A smaller, compressor- driven model that has a 1.8lt tank and a continuous drain option. This is a cheap option for small- boat owners looking for occasional assistance with keeping the boat dry.
This powerful, commercial grade desiccant unit can remove up to 12 litres a day. The unit is made from stainless steel, all but removing the risk of corrosion on board. It’s a serious option and investment, though, hence best for yachts over 40ft. After much research and using and trialling other models we ultimately selected the DryBoat 12 for our expedition yachts.

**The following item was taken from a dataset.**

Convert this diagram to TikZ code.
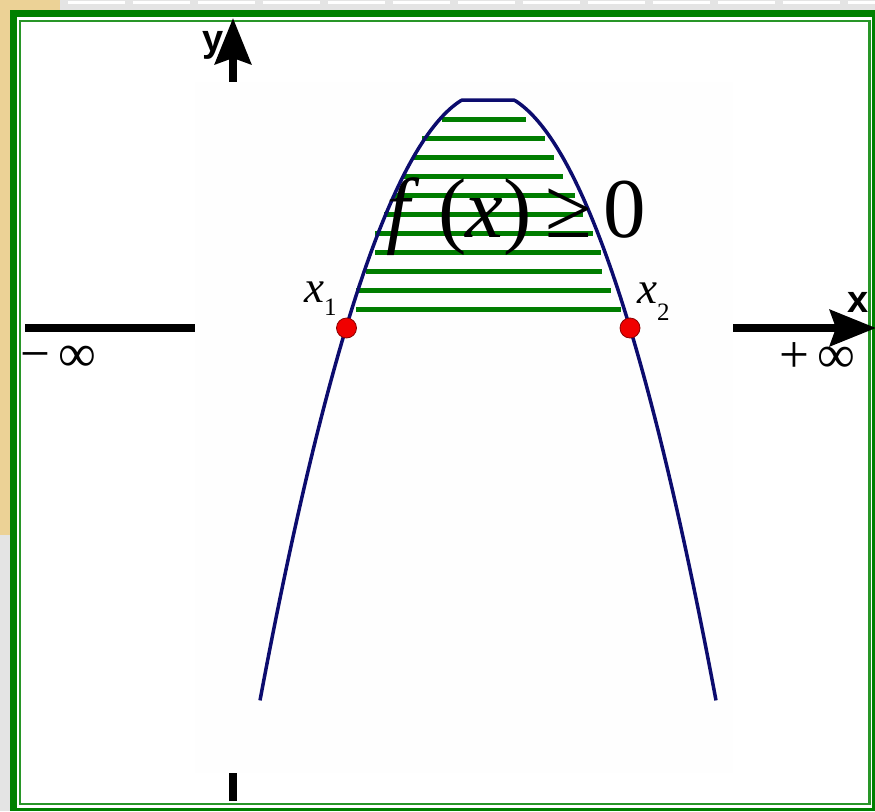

It has a hefty price tag, certainly, but we love its commercial grade construction and that it is also easily set up for a permanent installation – meaning it does not sit out in the open getting knocked about.
Most of all, we really liked that it expels moist air through a vent rather than draining into a tank or sink, so it really can be left operating almost indefinitely. It’s rare that we rate something this highly but the DryBoat 12 has proven to be a superb marine dehumidifier that has delivered exceptional results all summer in tough environments such as Spitsbergen and Norway.
Dehumidifiers are an essential investment to help protect the interior of a yacht over the winter months. Whichever model you are thinking about, do ensure it is suitable for marine use, that it can be left running unattended and does not invalidate your boat’s insurance.